**Problem description**
Retype, with no alterations, every line between the one containing "Output the Python" and the one containing "scale = 1e-3", counting both of those lines too. Pictures are to be left out.

### Rows

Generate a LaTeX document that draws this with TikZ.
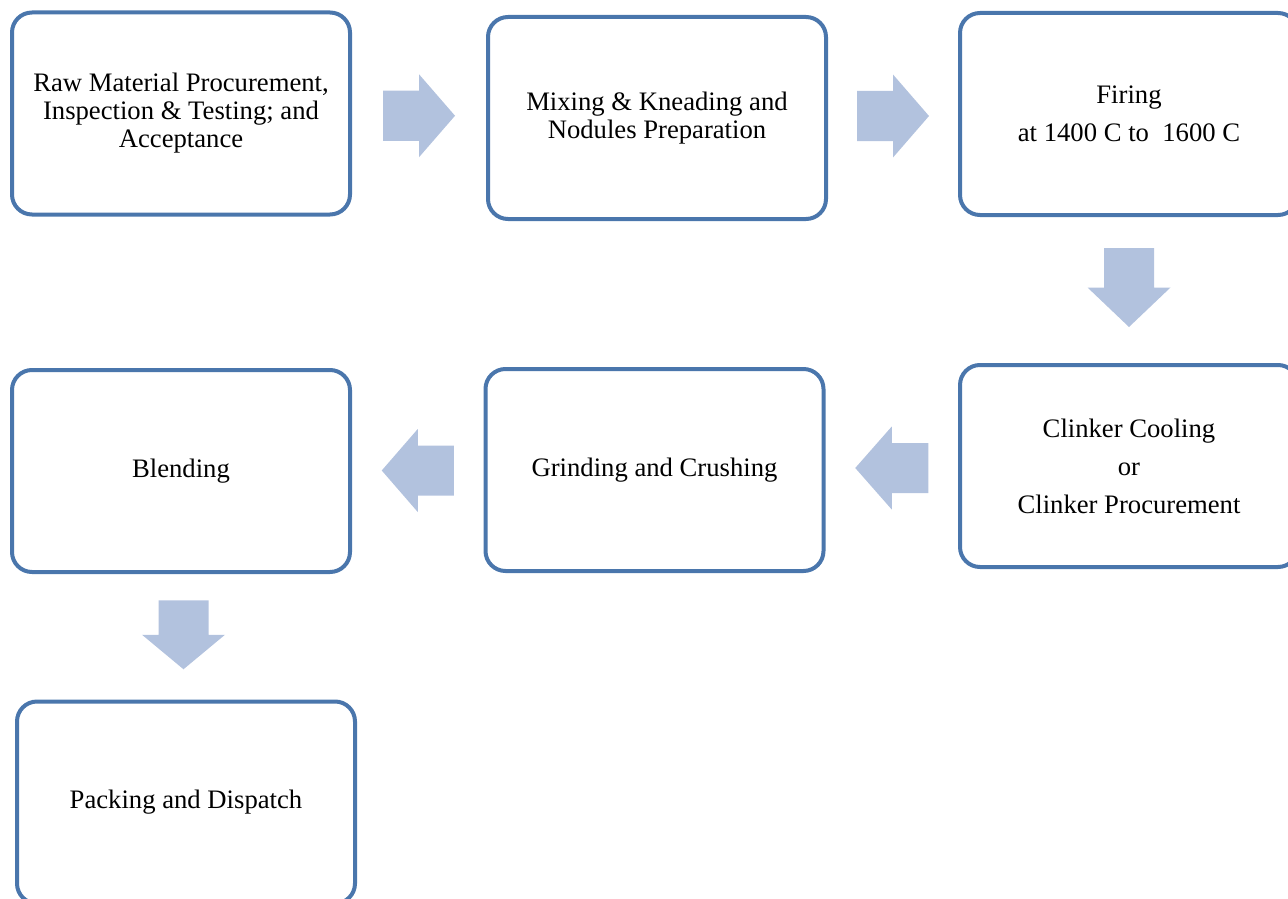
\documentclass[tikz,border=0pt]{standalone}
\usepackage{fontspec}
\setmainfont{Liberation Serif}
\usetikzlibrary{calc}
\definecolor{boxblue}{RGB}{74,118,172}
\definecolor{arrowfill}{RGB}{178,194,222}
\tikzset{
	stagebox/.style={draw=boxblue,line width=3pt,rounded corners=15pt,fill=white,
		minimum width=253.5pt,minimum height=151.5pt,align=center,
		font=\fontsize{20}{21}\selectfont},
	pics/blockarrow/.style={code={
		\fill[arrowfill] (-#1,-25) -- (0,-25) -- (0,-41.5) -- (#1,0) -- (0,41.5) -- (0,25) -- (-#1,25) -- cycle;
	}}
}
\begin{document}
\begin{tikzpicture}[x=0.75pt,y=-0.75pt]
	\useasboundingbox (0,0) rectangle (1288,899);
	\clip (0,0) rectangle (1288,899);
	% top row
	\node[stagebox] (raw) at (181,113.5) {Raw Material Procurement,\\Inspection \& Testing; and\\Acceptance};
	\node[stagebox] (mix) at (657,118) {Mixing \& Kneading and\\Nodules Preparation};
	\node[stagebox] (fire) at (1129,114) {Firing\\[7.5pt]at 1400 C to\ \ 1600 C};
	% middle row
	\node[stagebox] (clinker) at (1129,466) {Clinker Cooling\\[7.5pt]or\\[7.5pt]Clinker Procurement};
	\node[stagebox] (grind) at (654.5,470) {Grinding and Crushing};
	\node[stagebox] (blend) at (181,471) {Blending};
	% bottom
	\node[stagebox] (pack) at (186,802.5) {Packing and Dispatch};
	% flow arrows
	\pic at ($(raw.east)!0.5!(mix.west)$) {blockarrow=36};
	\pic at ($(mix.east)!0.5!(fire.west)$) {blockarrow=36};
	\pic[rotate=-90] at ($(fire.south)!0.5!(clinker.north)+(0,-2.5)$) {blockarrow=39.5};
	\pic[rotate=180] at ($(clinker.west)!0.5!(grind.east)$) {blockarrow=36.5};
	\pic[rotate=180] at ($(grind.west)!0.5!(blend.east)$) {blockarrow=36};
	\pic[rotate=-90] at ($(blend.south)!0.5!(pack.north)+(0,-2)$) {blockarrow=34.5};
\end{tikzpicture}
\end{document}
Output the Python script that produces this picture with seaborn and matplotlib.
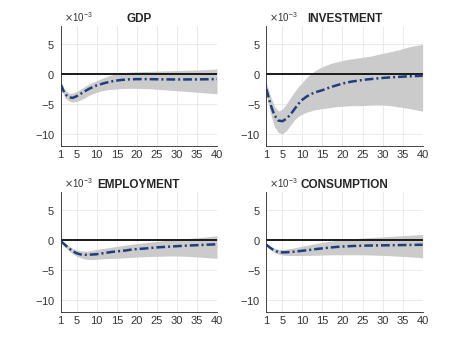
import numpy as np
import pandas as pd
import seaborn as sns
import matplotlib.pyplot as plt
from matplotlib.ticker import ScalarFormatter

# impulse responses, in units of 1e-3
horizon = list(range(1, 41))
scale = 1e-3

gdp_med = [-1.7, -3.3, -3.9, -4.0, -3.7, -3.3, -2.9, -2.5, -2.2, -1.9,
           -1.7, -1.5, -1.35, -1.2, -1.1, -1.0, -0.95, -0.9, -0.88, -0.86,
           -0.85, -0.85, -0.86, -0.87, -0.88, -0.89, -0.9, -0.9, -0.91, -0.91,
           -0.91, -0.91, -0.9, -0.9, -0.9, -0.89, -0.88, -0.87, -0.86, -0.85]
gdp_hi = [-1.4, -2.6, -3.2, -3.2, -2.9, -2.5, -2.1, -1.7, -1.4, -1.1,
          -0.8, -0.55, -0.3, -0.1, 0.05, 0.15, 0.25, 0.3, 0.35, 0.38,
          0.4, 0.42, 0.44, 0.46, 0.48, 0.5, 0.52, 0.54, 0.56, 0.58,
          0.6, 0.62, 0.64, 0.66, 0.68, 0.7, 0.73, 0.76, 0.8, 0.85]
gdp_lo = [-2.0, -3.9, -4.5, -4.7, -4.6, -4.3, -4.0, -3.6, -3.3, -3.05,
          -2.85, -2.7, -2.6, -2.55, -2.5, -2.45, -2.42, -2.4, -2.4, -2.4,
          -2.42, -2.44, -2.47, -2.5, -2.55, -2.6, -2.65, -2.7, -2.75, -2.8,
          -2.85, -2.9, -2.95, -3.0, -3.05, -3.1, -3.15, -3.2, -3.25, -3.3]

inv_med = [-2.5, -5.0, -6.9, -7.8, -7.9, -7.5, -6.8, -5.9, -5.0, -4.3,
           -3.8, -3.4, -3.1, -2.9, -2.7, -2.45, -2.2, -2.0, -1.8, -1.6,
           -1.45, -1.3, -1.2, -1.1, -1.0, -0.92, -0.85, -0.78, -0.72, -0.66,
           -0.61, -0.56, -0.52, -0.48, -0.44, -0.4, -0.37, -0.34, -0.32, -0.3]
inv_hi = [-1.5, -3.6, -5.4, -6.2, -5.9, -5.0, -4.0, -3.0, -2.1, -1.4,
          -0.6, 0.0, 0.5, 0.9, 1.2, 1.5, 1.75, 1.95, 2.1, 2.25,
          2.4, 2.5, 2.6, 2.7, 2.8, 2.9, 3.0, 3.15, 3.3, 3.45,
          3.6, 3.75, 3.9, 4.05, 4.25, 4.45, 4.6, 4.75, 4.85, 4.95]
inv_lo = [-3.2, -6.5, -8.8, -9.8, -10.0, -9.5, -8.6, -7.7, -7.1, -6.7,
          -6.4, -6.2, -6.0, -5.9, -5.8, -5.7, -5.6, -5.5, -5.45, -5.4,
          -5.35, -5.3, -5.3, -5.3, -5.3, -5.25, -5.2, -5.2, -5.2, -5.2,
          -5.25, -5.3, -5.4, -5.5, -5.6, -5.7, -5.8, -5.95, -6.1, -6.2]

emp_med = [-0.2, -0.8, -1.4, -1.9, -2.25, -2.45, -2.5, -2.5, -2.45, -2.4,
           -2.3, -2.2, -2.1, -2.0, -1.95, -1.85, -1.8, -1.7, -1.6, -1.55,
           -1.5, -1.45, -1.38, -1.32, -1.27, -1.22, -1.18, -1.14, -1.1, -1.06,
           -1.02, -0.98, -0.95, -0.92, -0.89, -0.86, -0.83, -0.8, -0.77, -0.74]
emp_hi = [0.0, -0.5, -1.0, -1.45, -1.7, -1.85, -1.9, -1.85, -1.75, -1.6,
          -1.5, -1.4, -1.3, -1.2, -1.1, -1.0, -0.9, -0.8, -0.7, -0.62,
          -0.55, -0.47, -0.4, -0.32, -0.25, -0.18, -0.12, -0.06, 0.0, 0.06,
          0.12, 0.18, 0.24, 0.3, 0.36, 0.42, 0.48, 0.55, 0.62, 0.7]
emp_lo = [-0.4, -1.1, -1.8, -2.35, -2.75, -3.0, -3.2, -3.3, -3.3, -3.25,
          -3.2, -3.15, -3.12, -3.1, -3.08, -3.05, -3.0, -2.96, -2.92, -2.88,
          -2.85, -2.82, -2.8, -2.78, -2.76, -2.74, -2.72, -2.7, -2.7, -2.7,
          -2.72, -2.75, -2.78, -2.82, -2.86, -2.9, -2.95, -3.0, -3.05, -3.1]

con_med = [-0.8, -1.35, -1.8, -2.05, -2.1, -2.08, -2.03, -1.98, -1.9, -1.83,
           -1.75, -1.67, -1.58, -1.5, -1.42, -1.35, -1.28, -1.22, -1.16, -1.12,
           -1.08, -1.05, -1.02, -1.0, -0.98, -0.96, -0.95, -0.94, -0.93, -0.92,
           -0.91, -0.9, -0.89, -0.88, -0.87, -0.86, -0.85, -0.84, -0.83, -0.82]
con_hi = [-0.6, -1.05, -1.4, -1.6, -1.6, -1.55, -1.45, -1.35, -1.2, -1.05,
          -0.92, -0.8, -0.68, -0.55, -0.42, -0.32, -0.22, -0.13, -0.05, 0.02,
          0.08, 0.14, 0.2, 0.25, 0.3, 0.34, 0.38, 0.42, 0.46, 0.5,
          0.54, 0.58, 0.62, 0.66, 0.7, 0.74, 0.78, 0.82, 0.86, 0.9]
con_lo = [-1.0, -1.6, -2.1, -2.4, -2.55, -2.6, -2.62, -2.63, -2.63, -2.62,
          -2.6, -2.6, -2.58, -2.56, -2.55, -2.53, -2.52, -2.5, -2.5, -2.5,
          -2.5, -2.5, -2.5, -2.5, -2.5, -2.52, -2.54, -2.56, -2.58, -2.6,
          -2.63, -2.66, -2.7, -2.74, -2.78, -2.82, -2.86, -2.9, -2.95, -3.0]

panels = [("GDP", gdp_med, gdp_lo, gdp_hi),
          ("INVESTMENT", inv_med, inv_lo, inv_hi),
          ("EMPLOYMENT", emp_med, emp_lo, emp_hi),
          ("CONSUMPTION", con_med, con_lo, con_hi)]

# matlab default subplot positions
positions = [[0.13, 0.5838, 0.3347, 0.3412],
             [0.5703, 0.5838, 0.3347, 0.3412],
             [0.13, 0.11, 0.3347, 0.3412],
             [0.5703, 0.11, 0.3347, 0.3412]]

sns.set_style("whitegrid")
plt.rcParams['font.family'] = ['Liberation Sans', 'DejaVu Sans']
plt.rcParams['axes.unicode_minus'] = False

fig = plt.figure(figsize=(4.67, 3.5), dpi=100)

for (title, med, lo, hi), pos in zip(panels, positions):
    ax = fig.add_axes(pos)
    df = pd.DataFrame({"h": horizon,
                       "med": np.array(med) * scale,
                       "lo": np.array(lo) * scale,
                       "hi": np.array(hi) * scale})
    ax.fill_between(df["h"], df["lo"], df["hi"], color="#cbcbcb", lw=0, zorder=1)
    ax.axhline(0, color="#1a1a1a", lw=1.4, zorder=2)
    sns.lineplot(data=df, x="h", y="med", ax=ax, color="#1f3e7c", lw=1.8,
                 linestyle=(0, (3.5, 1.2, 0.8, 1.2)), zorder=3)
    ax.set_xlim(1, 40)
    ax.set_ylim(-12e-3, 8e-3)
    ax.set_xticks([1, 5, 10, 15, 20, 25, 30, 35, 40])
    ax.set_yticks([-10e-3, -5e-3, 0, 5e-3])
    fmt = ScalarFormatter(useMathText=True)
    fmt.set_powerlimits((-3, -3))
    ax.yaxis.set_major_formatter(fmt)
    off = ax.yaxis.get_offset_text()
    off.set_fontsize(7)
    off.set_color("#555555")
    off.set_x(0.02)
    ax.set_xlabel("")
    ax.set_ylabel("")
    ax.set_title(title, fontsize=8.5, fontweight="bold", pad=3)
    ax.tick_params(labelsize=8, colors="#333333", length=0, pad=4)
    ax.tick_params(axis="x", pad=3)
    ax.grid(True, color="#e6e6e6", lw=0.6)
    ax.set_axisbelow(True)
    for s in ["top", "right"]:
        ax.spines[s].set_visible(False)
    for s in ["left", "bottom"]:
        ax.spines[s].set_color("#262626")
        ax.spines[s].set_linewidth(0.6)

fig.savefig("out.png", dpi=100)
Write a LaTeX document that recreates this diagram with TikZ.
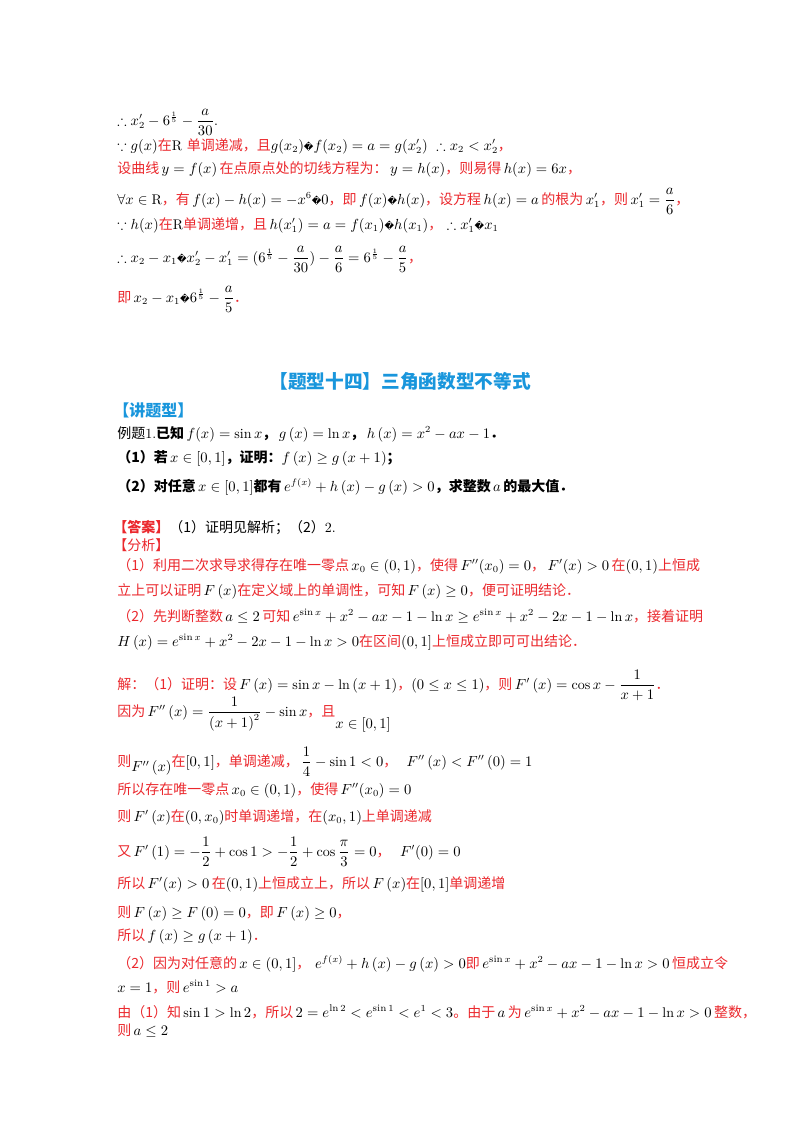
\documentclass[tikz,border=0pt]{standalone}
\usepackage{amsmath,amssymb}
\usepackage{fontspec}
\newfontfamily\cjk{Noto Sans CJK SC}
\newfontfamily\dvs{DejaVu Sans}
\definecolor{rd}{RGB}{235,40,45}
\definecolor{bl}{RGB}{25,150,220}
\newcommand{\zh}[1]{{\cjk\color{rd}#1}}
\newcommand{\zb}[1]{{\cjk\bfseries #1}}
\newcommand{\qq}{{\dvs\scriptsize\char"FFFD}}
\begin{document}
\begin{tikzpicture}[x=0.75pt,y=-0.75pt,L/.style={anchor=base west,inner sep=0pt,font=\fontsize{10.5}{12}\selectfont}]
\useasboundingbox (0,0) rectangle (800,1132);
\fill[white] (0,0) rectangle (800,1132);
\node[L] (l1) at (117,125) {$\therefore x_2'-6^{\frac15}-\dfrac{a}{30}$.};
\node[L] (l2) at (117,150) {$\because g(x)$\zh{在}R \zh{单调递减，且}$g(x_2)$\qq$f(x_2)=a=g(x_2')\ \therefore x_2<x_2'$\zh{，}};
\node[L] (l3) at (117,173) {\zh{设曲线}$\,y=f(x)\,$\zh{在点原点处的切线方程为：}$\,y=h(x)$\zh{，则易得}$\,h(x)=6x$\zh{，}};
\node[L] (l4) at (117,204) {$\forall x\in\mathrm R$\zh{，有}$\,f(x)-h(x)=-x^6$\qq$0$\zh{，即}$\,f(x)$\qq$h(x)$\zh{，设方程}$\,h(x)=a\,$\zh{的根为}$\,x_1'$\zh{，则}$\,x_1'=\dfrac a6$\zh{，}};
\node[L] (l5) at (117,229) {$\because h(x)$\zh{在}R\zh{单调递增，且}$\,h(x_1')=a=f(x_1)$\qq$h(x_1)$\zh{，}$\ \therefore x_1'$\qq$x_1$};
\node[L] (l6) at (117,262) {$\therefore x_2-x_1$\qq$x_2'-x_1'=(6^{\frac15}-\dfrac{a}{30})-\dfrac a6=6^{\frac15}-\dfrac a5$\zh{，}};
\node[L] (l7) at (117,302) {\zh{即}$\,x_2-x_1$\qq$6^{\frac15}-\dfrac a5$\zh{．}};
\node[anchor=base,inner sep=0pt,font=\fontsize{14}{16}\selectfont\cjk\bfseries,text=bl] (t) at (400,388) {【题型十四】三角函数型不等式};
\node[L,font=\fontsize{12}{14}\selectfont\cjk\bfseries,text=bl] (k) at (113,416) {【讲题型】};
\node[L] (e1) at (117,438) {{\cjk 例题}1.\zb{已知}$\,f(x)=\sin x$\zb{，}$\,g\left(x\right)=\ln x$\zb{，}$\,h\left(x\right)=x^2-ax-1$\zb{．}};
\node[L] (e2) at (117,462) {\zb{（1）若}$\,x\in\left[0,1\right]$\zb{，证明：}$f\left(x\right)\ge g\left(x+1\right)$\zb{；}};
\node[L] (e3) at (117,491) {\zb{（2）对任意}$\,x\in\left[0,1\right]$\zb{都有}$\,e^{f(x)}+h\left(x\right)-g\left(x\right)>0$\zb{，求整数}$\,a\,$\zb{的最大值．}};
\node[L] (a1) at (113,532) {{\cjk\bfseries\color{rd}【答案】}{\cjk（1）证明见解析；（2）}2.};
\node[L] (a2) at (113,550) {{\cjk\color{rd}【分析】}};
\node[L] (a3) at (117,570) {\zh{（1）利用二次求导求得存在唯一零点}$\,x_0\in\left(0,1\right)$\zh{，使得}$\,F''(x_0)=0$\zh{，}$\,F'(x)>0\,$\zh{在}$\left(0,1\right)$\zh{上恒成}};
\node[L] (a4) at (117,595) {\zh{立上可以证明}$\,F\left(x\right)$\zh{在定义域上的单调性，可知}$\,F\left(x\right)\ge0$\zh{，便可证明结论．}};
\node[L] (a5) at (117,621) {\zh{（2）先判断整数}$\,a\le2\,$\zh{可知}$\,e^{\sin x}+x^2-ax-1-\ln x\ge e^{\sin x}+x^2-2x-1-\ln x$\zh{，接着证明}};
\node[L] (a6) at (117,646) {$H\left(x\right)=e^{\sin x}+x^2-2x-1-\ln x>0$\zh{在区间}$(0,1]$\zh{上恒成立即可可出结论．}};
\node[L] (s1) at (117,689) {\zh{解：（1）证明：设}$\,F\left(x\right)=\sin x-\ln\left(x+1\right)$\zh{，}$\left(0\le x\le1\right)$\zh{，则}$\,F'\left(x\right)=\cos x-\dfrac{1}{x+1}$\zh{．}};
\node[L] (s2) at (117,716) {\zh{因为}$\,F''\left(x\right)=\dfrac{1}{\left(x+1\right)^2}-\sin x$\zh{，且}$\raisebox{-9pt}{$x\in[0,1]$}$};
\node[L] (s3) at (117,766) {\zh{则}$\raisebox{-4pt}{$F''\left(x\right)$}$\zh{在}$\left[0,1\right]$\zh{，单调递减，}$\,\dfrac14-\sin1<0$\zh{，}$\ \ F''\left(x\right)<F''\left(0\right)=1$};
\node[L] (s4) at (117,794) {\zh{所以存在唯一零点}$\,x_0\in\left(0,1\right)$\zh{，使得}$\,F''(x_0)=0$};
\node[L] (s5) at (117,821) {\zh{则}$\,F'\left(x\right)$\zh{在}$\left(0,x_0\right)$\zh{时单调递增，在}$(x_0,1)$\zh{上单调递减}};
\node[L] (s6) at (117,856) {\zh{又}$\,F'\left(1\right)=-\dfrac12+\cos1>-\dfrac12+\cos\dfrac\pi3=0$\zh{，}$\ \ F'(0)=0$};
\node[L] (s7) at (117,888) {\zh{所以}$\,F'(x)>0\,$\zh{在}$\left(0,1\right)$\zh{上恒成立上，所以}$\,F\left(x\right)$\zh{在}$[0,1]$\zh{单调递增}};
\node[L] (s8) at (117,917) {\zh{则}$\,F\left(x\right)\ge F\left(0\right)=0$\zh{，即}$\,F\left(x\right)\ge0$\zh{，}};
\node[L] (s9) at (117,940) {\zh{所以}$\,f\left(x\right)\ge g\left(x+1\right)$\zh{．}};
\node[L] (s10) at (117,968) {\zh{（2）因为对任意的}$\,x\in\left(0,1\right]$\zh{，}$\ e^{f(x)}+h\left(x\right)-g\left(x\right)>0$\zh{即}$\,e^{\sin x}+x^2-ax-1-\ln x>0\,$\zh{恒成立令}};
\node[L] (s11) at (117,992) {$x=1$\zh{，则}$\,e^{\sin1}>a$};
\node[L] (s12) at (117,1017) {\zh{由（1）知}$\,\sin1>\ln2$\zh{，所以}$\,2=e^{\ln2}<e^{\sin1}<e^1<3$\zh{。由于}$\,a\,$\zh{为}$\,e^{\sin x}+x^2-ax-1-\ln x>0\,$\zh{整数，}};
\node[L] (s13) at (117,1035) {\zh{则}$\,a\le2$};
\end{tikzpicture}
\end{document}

######

**Written reply**
Output the Python script that produces this picture with seaborn and matplotlib.
import numpy as np
import pandas as pd
import seaborn as sns
import matplotlib.pyplot as plt
from matplotlib.ticker import ScalarFormatter

# impulse responses, in units of 1e-3
horizon = list(range(1, 41))
scale = 1e-3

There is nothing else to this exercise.